Ich kaufe mir jeden Monat fünf neue Kleidungsstücke, obwohl die Schubladen meines Kleiderschrankes schon voll sind. Wenn ich in einer Brockenstube nur etwas «rumstöbere», sehe ich jedes Mal etwas, das anschliessend dann eben nicht in meinen Kleiderschrank passt. Wenn ich am Bahnhof eine halbe Stunde warten muss und mich in einem Geschäft «warmhalte», laufe ich durch die Regale und sehe dieses wunderbare Notizbuch, das meinem Stil komplett entspricht, und dieses Fotoalbum, in dem ich all die Bilder meines Lebens endlich einordnen könnte. Oder diese Farbschachtel mit guten Qualitätsfarbstiften, die völlig überteuert sind. Meistens muss ich mich dazu zwingen, den Laden zu verlassen und in der Kälte auf den Zug zu warten, nur damit ich auch wirklich nichts kaufe, was ich nicht brauche und das dann sowieso in einer meiner überfüllten Schubladen verschwindet.
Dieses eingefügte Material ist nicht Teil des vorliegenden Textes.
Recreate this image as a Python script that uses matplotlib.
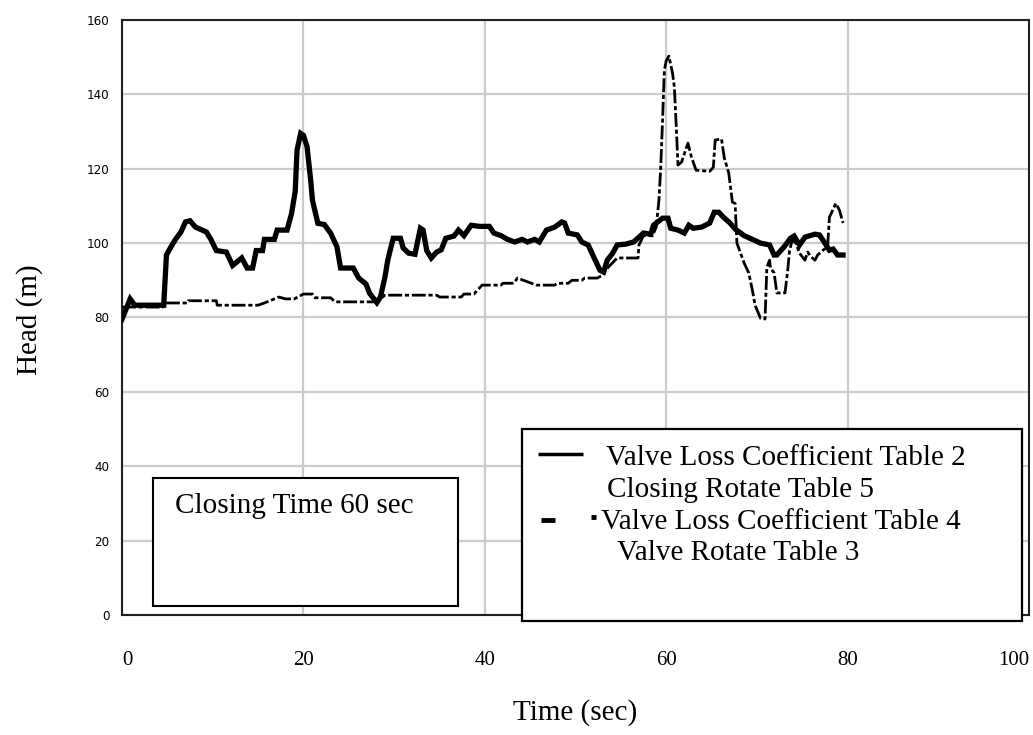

Einmal im Jahr versuche ich mein ganzes Zimmer auszumisten. Der Tag im Jahr, an dem ich Dutzende von T-Shirts, Pullovern und Jeans in verschiedene Stapel aufteile: «Zieh ich noch an», «Zieh ich nicht an», «Zieh ich zwar nicht an, ist jedoch eigentlich noch hübsch, vielleicht zieh ich es ja doch noch mal an», obwohl ich genau weiss, dass ich das nicht tue.
Zudem finde ich Dinge, die mich an früher erinnern und von denen ich mich sehr wahrscheinlich nie trennen kann. Ich finde Briefe und Geschenke von verlorenen Lieben und falle meistens wieder in ein Loch tiefer Melancholie, weil ich mich an den Schmerz genau erinnern kann und die schöne Zeit mir unglaublich fehlt. Auch von diesen Erinnerungen werde ich mich höchstwahrscheinlich noch lange nicht trennen können.
In diesen Momenten wird mir jedoch bewusst, dass ich nicht Dinge brauche, um mich wohl und geborgen zu fühlen, um glücklich zu sein. Wir kaufen nur «Dinge», die wir eigentlich nicht brauchen, eine schöne Jacke, einen neuen Pullover, ausgefallene Jeans oder teure Unterwäsche, um uns für einen kurzen Moment besser zu fühlen. Um dauerhaft vollkommen zu sein, brauchen wir aber Liebe, Freundschaft und die Familie.
Ich erinnere mich an all die Erlebnisse mit Freunden, als wir uns halb totlachten, einander unterstützten und tolle Ferien erlebten. Ich erinnere mich an die beiden grossen Lieben, die ich verloren habe, in denen ich mich lebendig, unendlich und frei fühlte. Ich erinnere mich an die Familie, die immer da ist, egal, wie ich bin oder welche Laune ich gerade habe.

Und ich denke an die Freiheit, die ich fühle, wenn ich am Strand meines Heimatlandes sitze und in das unendliche Nordmeer blicke, an den Wind, der mein Haar zerzaust, das Salz des Meeres, das ich auf meinen Lippen spüre, das beruhigende Geräusch der umschlagenden Wellen, und an den Sand, der meine Füsse erwärmt.
In diesem Moment bleibt meine Welt kurz stehen und ich bin bedingungslos glücklich und frei.